● **Problem description**
Write the data out again exactly, with no pictures.

● **Dataset excerpt**
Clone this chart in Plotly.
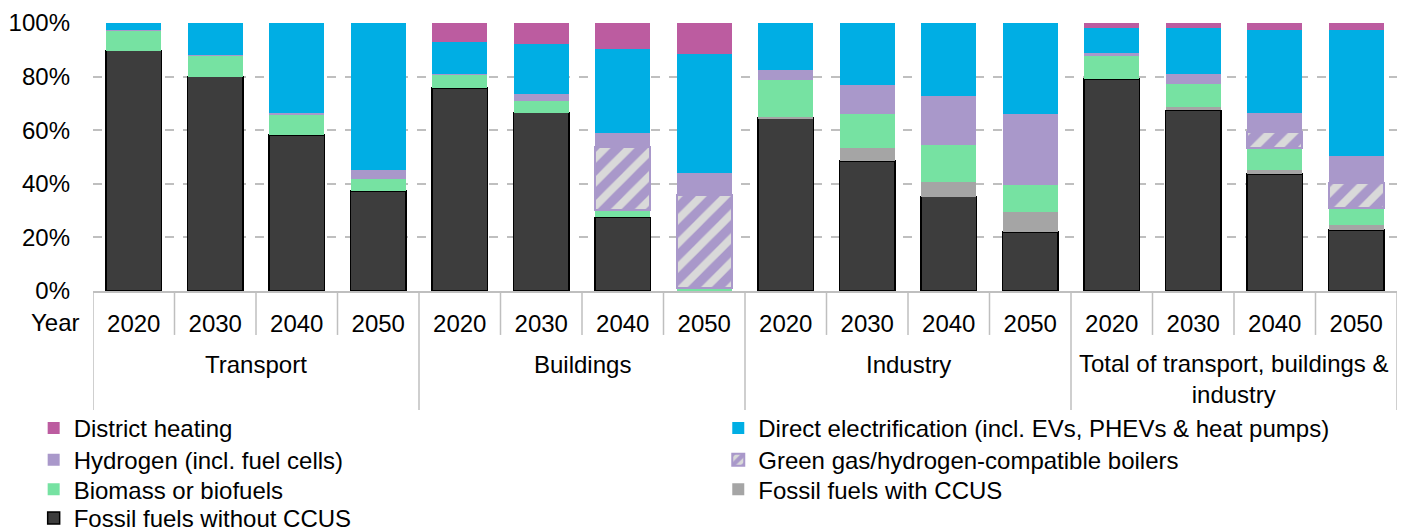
import plotly.graph_objects as go

groups = ["Transport", "Buildings", "Industry", "Total of transport, buildings &<br>industry"]
years = ["2020", "2030", "2040", "2050"]

fossil_no_ccus = [89.7, 80.0, 58.3, 37.4, 75.7, 66.6, 27.5, 0.0, 64.5, 48.6, 35.2, 22.0, 79.1, 67.4, 43.6, 22.7]
fossil_ccus    = [0.0, 0.0, 0.0, 0.0, 0.0, 0.0, 0.0, 0.0, 0.3, 4.7, 5.6, 7.6, 0.0, 1.2, 1.4, 2.0]
biomass        = [7.6, 8.2, 7.7, 4.8, 5.4, 4.8, 2.8, 1.0, 14.3, 13.3, 14.0, 10.4, 9.1, 9.1, 8.3, 6.4]
green_gas      = [0.0, 0.0, 0.0, 0.0, 0.0, 0.0, 23.6, 34.9, 0.0, 0.0, 0.0, 0.0, 0.0, 0.0, 6.2, 9.1]
hydrogen       = [0.0, 0.0, 0.6, 2.9, 0.0, 2.1, 5.0, 8.3, 3.5, 10.4, 18.1, 25.9, 0.6, 3.4, 7.1, 10.2]
electrification = [2.7, 11.8, 33.4, 54.9, 11.9, 18.8, 31.4, 44.1, 17.4, 23.0, 27.1, 34.1, 9.3, 17.0, 30.7, 46.9]
district_heating = [0.0, 0.0, 0.0, 0.0, 7.0, 7.7, 9.7, 11.7, 0.0, 0.0, 0.0, 0.0, 1.9, 1.9, 2.7, 2.7]

tick_labels = years * len(groups)
xpos = list(range(len(tick_labels)))

FONT = "Liberation Sans, Arial, sans-serif"
FS = 24

fig = go.Figure()

# (name, values, colour, legend id)
series = [
    ("Fossil fuels without CCUS", fossil_no_ccus, "#3d3d3d", "legend7"),
    ("Fossil fuels with CCUS", fossil_ccus, "#a5a5a5", "legend6"),
    ("Biomass or biofuels", biomass, "#76e2a2", "legend5"),
    ("Green gas/hydrogen-compatible boilers", green_gas, "#d9d9d9", "legend4"),
    ("Hydrogen (incl. fuel cells)", hydrogen, "#a998ca", "legend3"),
    ("Direct electrification (incl. EVs, PHEVs & heat pumps)", electrification, "#00aee4", "legend2"),
    ("District heating", district_heating, "#bc5ca0", "legend"),
]

for name, vals, color, leg in series:
    marker = dict(color=color, line=dict(width=0))
    if name == "Fossil fuels without CCUS":
        marker["line"] = dict(color="#000000", width=1.5)
    if name.startswith("Green gas"):
        marker = dict(color="#d9d9d9",
                      pattern=dict(shape="/", fgcolor="#a998ca", bgcolor="#d9d9d9",
                                   fgopacity=1, size=17, solidity=0.55),
                      line=dict(color="#a998ca", width=2))
    fig.add_trace(go.Bar(x=xpos, y=vals, name=name, marker=marker, legend=leg,
                         hoverinfo="skip"))

# divider lines for two-level category axis
shapes = []
for k in range(len(tick_labels) + 1):
    y1 = -0.444 if k % 4 == 0 else -0.164
    shapes.append(dict(type="line", xref="x", yref="paper", x0=k - 0.5, x1=k - 0.5,
                       y0=0, y1=y1, line=dict(color="#bfbfbf", width=1.5)))

annotations = []
group_y = [-0.276, -0.276, -0.276, -0.33]
for gi, g in enumerate(groups):
    annotations.append(dict(text=g, x=gi * 4 + 1.5, xref="x", y=group_y[gi], yref="paper",
                            showarrow=False, xanchor="center", yanchor="middle",
                            font=dict(family=FONT, size=FS, color="#000")))
annotations.append(dict(text="Year", x=-0.0085, xref="paper", y=-0.118, yref="paper",
                        showarrow=False, xanchor="right", yanchor="middle",
                        font=dict(family=FONT, size=FS, color="#000")))

def leg(x, y):
    return dict(x=x, y=y, orientation="v", yanchor="top", xanchor="left",
                font=dict(family=FONT, size=FS, color="#000"), tracegroupgap=0,
                itemclick=False, bgcolor="rgba(0,0,0,0)", borderwidth=0)

col1, col2 = -0.0455, 0.4795
rows = [-0.429, -0.547, -0.657, -0.765]

fig.update_layout(
    width=1407, height=531,
    margin=dict(l=85, r=18, t=15, b=248, autoexpand=False),
    barmode="stack", bargap=0.325,
    plot_bgcolor="white", paper_bgcolor="white",
    font=dict(family=FONT, size=FS, color="#000"),
    showlegend=True,
    legend=leg(col1, rows[0]),
    legend2=leg(col2, rows[0]),
    legend3=leg(col1, rows[1]),
    legend4=leg(col2, rows[1]),
    legend5=leg(col1, rows[2]),
    legend6=leg(col2, rows[2]),
    legend7=leg(col1, rows[3]),
    shapes=shapes,
    annotations=annotations,
)
fig.update_xaxes(range=[-0.5, 15.5], tickmode="array", tickvals=xpos, ticktext=tick_labels,
                 showgrid=False, showline=True, linecolor="#bfbfbf", linewidth=1.5,
                 ticks="", ticklabelstandoff=10, zeroline=False,
                 tickfont=dict(family=FONT, size=FS, color="#000"))
fig.update_yaxes(range=[0, 100], tickvals=[0, 20, 40, 60, 80, 100],
                 ticktext=["0%", "20%", "40%", "60%", "80%", "100%"],
                 showgrid=True, gridcolor="#bfbfbf", gridwidth=1.5, griddash="dash",
                 zeroline=False, showline=False, ticks="", ticklabelstandoff=22,
                 tickfont=dict(family=FONT, size=FS, color="#000"))

fig.write_html("out.html")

● **Full solution**
Clone this chart in Plotly.
import plotly.graph_objects as go

groups = ["Transport", "Buildings", "Industry", "Total of transport, buildings &<br>industry"]
years = ["2020", "2030", "2040", "2050"]

fossil_no_ccus = [89.7, 80.0, 58.3, 37.4, 75.7, 66.6, 27.5, 0.0, 64.5, 48.6, 35.2, 22.0, 79.1, 67.4, 43.6, 22.7]
fossil_ccus    = [0.0, 0.0, 0.0, 0.0, 0.0, 0.0, 0.0, 0.0, 0.3, 4.7, 5.6, 7.6, 0.0, 1.2, 1.4, 2.0]
biomass        = [7.6, 8.2, 7.7, 4.8, 5.4, 4.8, 2.8, 1.0, 14.3, 13.3, 14.0, 10.4, 9.1, 9.1, 8.3, 6.4]
green_gas      = [0.0, 0.0, 0.0, 0.0, 0.0, 0.0, 23.6, 34.9, 0.0, 0.0, 0.0, 0.0, 0.0, 0.0, 6.2, 9.1]
hydrogen       = [0.0, 0.0, 0.6, 2.9, 0.0, 2.1, 5.0, 8.3, 3.5, 10.4, 18.1, 25.9, 0.6, 3.4, 7.1, 10.2]
electrification = [2.7, 11.8, 33.4, 54.9, 11.9, 18.8, 31.4, 44.1, 17.4, 23.0, 27.1, 34.1, 9.3, 17.0, 30.7, 46.9]
district_heating = [0.0, 0.0, 0.0, 0.0, 7.0, 7.7, 9.7, 11.7, 0.0, 0.0, 0.0, 0.0, 1.9, 1.9, 2.7, 2.7]

tick_labels = years * len(groups)
xpos = list(range(len(tick_labels)))

FONT = "Liberation Sans, Arial, sans-serif"
FS = 24

fig = go.Figure()

# (name, values, colour, legend id)
series = [
    ("Fossil fuels without CCUS", fossil_no_ccus, "#3d3d3d", "legend7"),
    ("Fossil fuels with CCUS", fossil_ccus, "#a5a5a5", "legend6"),
    ("Biomass or biofuels", biomass, "#76e2a2", "legend5"),
    ("Green gas/hydrogen-compatible boilers", green_gas, "#d9d9d9", "legend4"),
    ("Hydrogen (incl. fuel cells)", hydrogen, "#a998ca", "legend3"),
    ("Direct electrification (incl. EVs, PHEVs & heat pumps)", electrification, "#00aee4", "legend2"),
    ("District heating", district_heating, "#bc5ca0", "legend"),
]

for name, vals, color, leg in series:
    marker = dict(color=color, line=dict(width=0))
    if name == "Fossil fuels without CCUS":
        marker["line"] = dict(color="#000000", width=1.5)
    if name.startswith("Green gas"):
        marker = dict(color="#d9d9d9",
                      pattern=dict(shape="/", fgcolor="#a998ca", bgcolor="#d9d9d9",
                                   fgopacity=1, size=17, solidity=0.55),
                      line=dict(color="#a998ca", width=2))
    fig.add_trace(go.Bar(x=xpos, y=vals, name=name, marker=marker, legend=leg,
                         hoverinfo="skip"))

# divider lines for two-level category axis
shapes = []
for k in range(len(tick_labels) + 1):
    y1 = -0.444 if k % 4 == 0 else -0.164
    shapes.append(dict(type="line", xref="x", yref="paper", x0=k - 0.5, x1=k - 0.5,
                       y0=0, y1=y1, line=dict(color="#bfbfbf", width=1.5)))

annotations = []
group_y = [-0.276, -0.276, -0.276, -0.33]
for gi, g in enumerate(groups):
    annotations.append(dict(text=g, x=gi * 4 + 1.5, xref="x", y=group_y[gi], yref="paper",
                            showarrow=False, xanchor="center", yanchor="middle",
                            font=dict(family=FONT, size=FS, color="#000")))
annotations.append(dict(text="Year", x=-0.0085, xref="paper", y=-0.118, yref="paper",
                        showarrow=False, xanchor="right", yanchor="middle",
                        font=dict(family=FONT, size=FS, color="#000")))

def leg(x, y):
    return dict(x=x, y=y, orientation="v", yanchor="top", xanchor="left",
                font=dict(family=FONT, size=FS, color="#000"), tracegroupgap=0,
                itemclick=False, bgcolor="rgba(0,0,0,0)", borderwidth=0)

col1, col2 = -0.0455, 0.4795
rows = [-0.429, -0.547, -0.657, -0.765]

fig.update_layout(
    width=1407, height=531,
    margin=dict(l=85, r=18, t=15, b=248, autoexpand=False),
    barmode="stack", bargap=0.325,
    plot_bgcolor="white", paper_bgcolor="white",
    font=dict(family=FONT, size=FS, color="#000"),
    showlegend=True,
    legend=leg(col1, rows[0]),
    legend2=leg(col2, rows[0]),
    legend3=leg(col1, rows[1]),
    legend4=leg(col2, rows[1]),
    legend5=leg(col1, rows[2]),
    legend6=leg(col2, rows[2]),
    legend7=leg(col1, rows[3]),
    shapes=shapes,
    annotations=annotations,
)
fig.update_xaxes(range=[-0.5, 15.5], tickmode="array", tickvals=xpos, ticktext=tick_labels,
                 showgrid=False, showline=True, linecolor="#bfbfbf", linewidth=1.5,
                 ticks="", ticklabelstandoff=10, zeroline=False,
                 tickfont=dict(family=FONT, size=FS, color="#000"))
fig.update_yaxes(range=[0, 100], tickvals=[0, 20, 40, 60, 80, 100],
                 ticktext=["0%", "20%", "40%", "60%", "80%", "100%"],
                 showgrid=True, gridcolor="#bfbfbf", gridwidth=1.5, griddash="dash",
                 zeroline=False, showline=False, ticks="", ticklabelstandoff=22,
                 tickfont=dict(family=FONT, size=FS, color="#000"))

fig.write_html("out.html")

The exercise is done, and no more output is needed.